Isakson’s comments put him at odds with the NAHB, whose chairman Barry Rutenberg referred to the senator as “one of the most respected people on housing in the Senate.” Rutenberg is a staunch advocate for the MID as a pillar of homeownership and savings.

Also challenging the wisdom of phasing out the deduction is Kevin Villani, a former chief economist for Freddie Mac. Writing recently for American Banker’s “Think Bank” opinion blog, Villani states, “There is no convincing evidence that eliminating the mortgage interest deduction now would free up capital for more productive investment.”

He goes on to say that “to the extent it historically induced people to become homeowners and invest more in housing, [MID] likely also increased household saving (that’s why they were called savings and loans) for a down payment—a requirement that should be re-instated—by as much or more as the increase in investment.” Villani and Rutenberg each contends eliminating the MID would cause house prices to deteriorate by another 20%, “the approximate value of their lost mortgage interest deduction, exacerbating bank foreclosure losses,” Villani wrote.

Isakson, who championed the 2009 tax credit for first-time home buyers, believes his colleagues in the Senate are, in the main, supportive of housing and homeownership, even if that support for some is expedient. “We’ll never get below 7.5% unemployment if we don’t get the housing industry back.”

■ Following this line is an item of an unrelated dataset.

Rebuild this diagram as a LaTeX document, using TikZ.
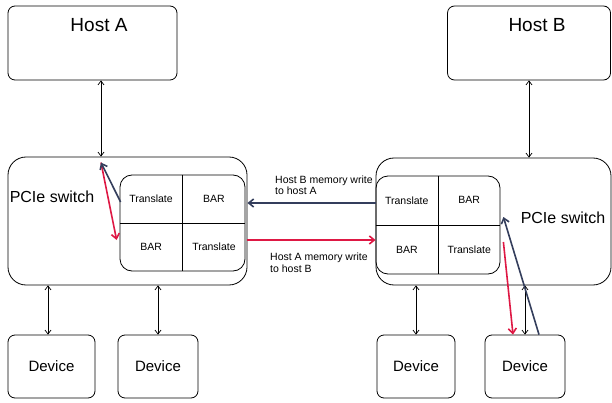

Prior to addressing a rally of 10,000 Realtors in Washington today, Isakson told U.S. News& World Report that the housing market “was the beginning point of the spear going into the recession and it will be the spear leading us out.” In that interview he estimated that housing makes up about 15% of the economic activity in the nation. “It’s that gross domestic product that needs a boost and it’s housing that’s going to take us from where we are to where we want to go.”

The industry’s recovery, he suggested during Builder’s Summit, will depend in part on attracting more private capital to the mortgage market. Last year, he introduced the “Mortgage Finance Act,” which within 18 months of its enactment would place Fannie Mae and Freddic Mac into receivership and phase out these entities over a 10-year period. Their replacement during this transition period would be a Mortgage Finance Agency that would guarantee securitizations of high-quality mortgages (those with at least 5% down payments and between 70% and 90% loan-to-value). “A main function of the Mortgage Finance Agency is to provide a dependable, transparent market for high-quality mortgages,” this bill states.

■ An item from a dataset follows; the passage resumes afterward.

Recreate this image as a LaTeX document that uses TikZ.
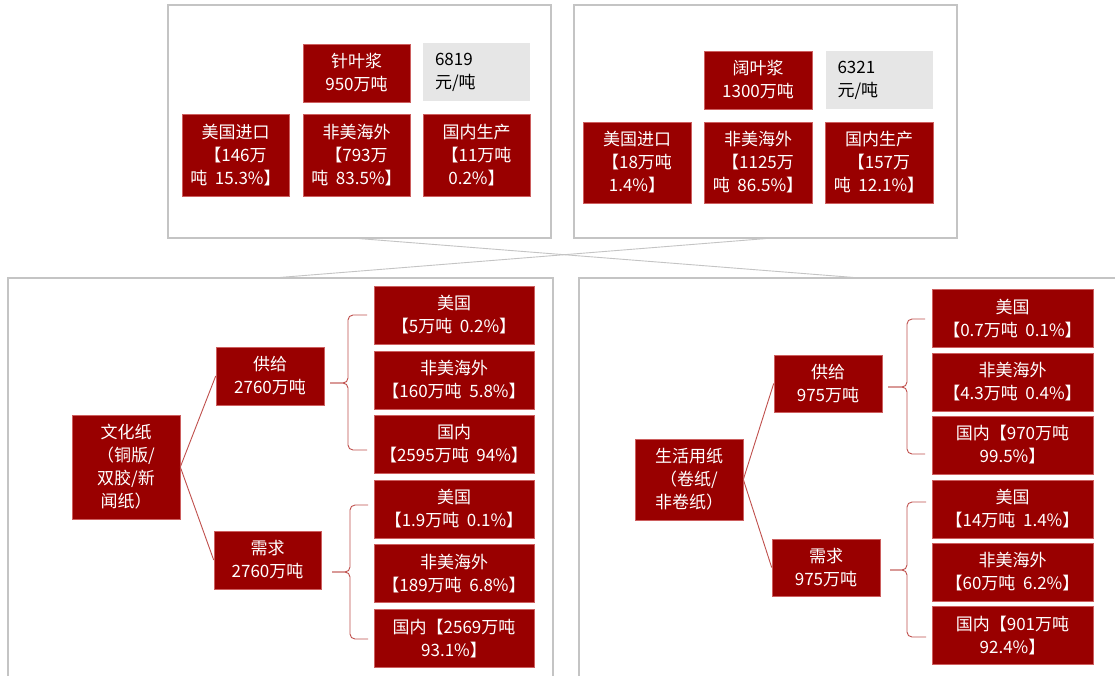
\documentclass[tikz,border=0pt]{standalone}
\usepackage{fontspec}
\setmainfont{Noto Sans CJK SC}
\definecolor{boxred}{RGB}{153,0,0}
\definecolor{boxedge}{RGB}{205,95,95}
\definecolor{linkred}{RGB}{192,80,77}
\definecolor{panelgray}{RGB}{196,196,196}
\definecolor{pricegray}{RGB}{230,230,230}
\newcommand\gap{\hspace{0.45em}}
\tikzset{
  redbox/.style={fill=boxred, draw=boxedge, line width=0.6pt, text=white, align=center,
    inner sep=0pt, font=\fontsize{17}{23}\selectfont},
  pricebox/.style={fill=pricegray, draw=none, text=black, align=left, inner xsep=12pt,
    inner ysep=0pt, text width=83pt, font=\fontsize{17}{23}\selectfont},
  panel/.style={draw=panelgray, line width=1.2pt, inner sep=0pt},
  cross/.style={draw=panelgray, line width=0.9pt},
  link/.style={draw=linkred, line width=0.9pt},
  bracepath/.style={draw=linkred, line width=0.9pt, rounded corners=5pt},
  wS/.style={minimum width=107pt, minimum height=58pt},
  wT/.style={minimum width=107pt, minimum height=82pt},
  wL/.style={minimum width=160pt, minimum height=58pt}
}
\newcommand\mybrace[4]{%
  \draw[bracepath] (#1) -- (#2 |- #1) -- (#2 |- #3) -- (#3);
  \draw[bracepath] (#1) -- (#2 |- #1) -- (#2 |- #4) -- (#4);}
\begin{document}
\begin{tikzpicture}[x=1pt,y=-1pt]
\clip (0,0) rectangle (1115,675);
\fill[white] (0,0) rectangle (1115,675);
% panels
\node[panel, minimum width=383pt, minimum height=233pt] (ptl) at (359.5,121.5) {};
\node[panel, minimum width=383pt, minimum height=233pt] (ptr) at (765.5,121.5) {};
\node[panel, minimum width=545pt, minimum height=442pt] (pbl) at (280.5,499) {};
\node[panel, minimum width=548pt, minimum height=442pt] (pbr) at (853,499) {};
\draw[cross] (ptl.south) -- (pbr.north);
\draw[cross] (ptr.south) -- (pbl.north);
% top left
\node[redbox, wS] (zhen) at (356.5,73) {针叶浆\\950万吨};
\node[pricebox, minimum height=58pt] (price1) at (476.5,72) {6819\\元/吨};
\node[redbox, wT] (us1) at (235.5,155) {美国进口\\【146万\\吨\gap 15.3\%】};
\node[redbox, wT] (nus1) at (356.5,155) {非美海外\\【793万\\吨\gap 83.5\%】};
\node[redbox, wT] (dom1) at (476.5,155) {国内生产\\【11万吨\\0.2\%】};
% top right
\node[redbox, wS, minimum width=108pt] (kuo) at (758,80) {阔叶浆\\1300万吨};
\node[pricebox, minimum height=58pt] (price2) at (879,80) {6321\\元/吨};
\node[redbox, wT, minimum width=108pt, minimum height=81pt] (us2) at (637,162.5) {美国进口\\【18万吨\\1.4\%】};
\node[redbox, wT, minimum width=108pt, minimum height=81pt] (nus2) at (758,162.5) {非美海外\\【1125万\\吨\gap 86.5\%】};
\node[redbox, wT, minimum width=108pt, minimum height=81pt] (dom2) at (879,162.5) {国内生产\\【157万\\吨\gap 12.1\%】};
% bottom left
\node[redbox, minimum width=108pt, minimum height=104pt] (wh) at (126,467) {文化纸\\（铜版/\\双胶/新\\闻纸）};
\node[redbox, wS, minimum width=108pt] (gj1) at (270,376) {供给\\2760万吨};
\node[redbox, wS] (xq1) at (267.5,560) {需求\\2760万吨};
\node[redbox, wL] (a1) at (454,315) {美国\\【5万吨\gap 0.2\%】};
\node[redbox, wL] (a2) at (454,380) {非美海外\\【160万吨\gap 5.8\%】};
\node[redbox, wL] (a3) at (454,444) {国内\\【2595万吨\gap 94\%】};
\node[redbox, wL] (a4) at (454,509) {美国\\【1.9万吨\gap 0.1\%】};
\node[redbox, wL] (a5) at (454,573.5) {非美海外\\【189万吨\gap 6.8\%】};
\node[redbox, wL] (a6) at (454,638.5) {国内【2569万吨\\93.1\%】};
\draw[link] (wh.east) -- (gj1.west);
\draw[link] (wh.east) -- (xq1.west);
\coordinate (l1s) at (330,383); \coordinate (l1v) at (348,0);
\coordinate (l1t) at (367,315); \coordinate (l1b) at (367,450);
\mybrace{l1s}{l1v}{l1t}{l1b}
\coordinate (l2s) at (332,572); \coordinate (l2v) at (350,0);
\coordinate (l2t) at (368,505); \coordinate (l2b) at (368,639);
\mybrace{l2s}{l2v}{l2t}{l2b}
% bottom right
\node[redbox, minimum width=108pt, minimum height=81pt] (sh) at (689,479.5) {生活用纸\\（卷纸/\\非卷纸）};
\node[redbox, minimum width=108pt, minimum height=57pt] (gj2) at (828,383.5) {供给\\975万吨};
\node[redbox, minimum width=108pt, minimum height=57pt] (xq2) at (826,567.5) {需求\\975万吨};
\node[redbox, wL, minimum width=161pt] (c1) at (1012.5,318.5) {美国\\【0.7万吨\gap 0.1\%】};
\node[redbox, wL, minimum width=161pt] (c2) at (1012.5,382) {非美海外\\【4.3万吨\gap 0.4\%】};
\node[redbox, wL, minimum width=161pt] (c3) at (1012.5,445) {国内【970万吨\\99.5\%】};
\node[redbox, wL, minimum width=161pt] (c4) at (1012.5,509) {美国\\【14万吨\gap 1.4\%】};
\node[redbox, wL, minimum width=161pt] (c5) at (1012.5,572) {非美海外\\【60万吨\gap 6.2\%】};
\node[redbox, wL, minimum width=161pt] (c6) at (1012.5,635.5) {国内【901万吨\\92.4\%】};
\draw[link] (sh.east) -- (gj2.west);
\draw[link] (sh.east) -- (xq2.west);
\coordinate (r1s) at (888,387); \coordinate (r1v) at (907,0);
\coordinate (r1t) at (925,319); \coordinate (r1b) at (925,454);
\mybrace{r1s}{r1v}{r1t}{r1b}
\coordinate (r2s) at (890,570); \coordinate (r2v) at (907,0);
\coordinate (r2t) at (926,502); \coordinate (r2b) at (926,637);
\mybrace{r2s}{r2v}{r2t}{r2b}
\end{tikzpicture}
\end{document}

This legislation, if passed, would also create a self-funding catastrophe fund to protect taxpayers from having to bail out the agency in the event of another housing market collapse during this 10-year transition period. The goal, says Isakson, would be to take the agency private within that decade.

Isakson spoke briefly about the SAVE Act, which he and Sen. Michael Bennett introduced last year. This bill’s language has been altered since that introduction, but in essence it would allow home buyers who choose to purchase an energy-efficient home to apply projected long-term savings in their energy costs to their income statements to qualify for a mortgage. The Institute for Market Transformation, quoting government estimates, reports that the average U.S. household currently spends more on energy costs than property taxes each year.

While he doesn’t think the SAVE (for Sensible Accounting to Value Energy) Act has a chance of passing during this session of Congress, he’s hopeful that some form of this legislation will eventually see the light of day.

He’s also hopeful that something can be done about the appraisal process which Isakson, a third-generation Realtor, calls “an abject disaster.” He blames the Obama Administration for being “overly regulatory” on the banking system. While including short sales and foreclosures is unavoidable in appraising new homes in most markets these days, Isakson prefers a calculation that also factors in “cost to replace” and market value analyses.

John Caulfield is senior editor for Builder magazine.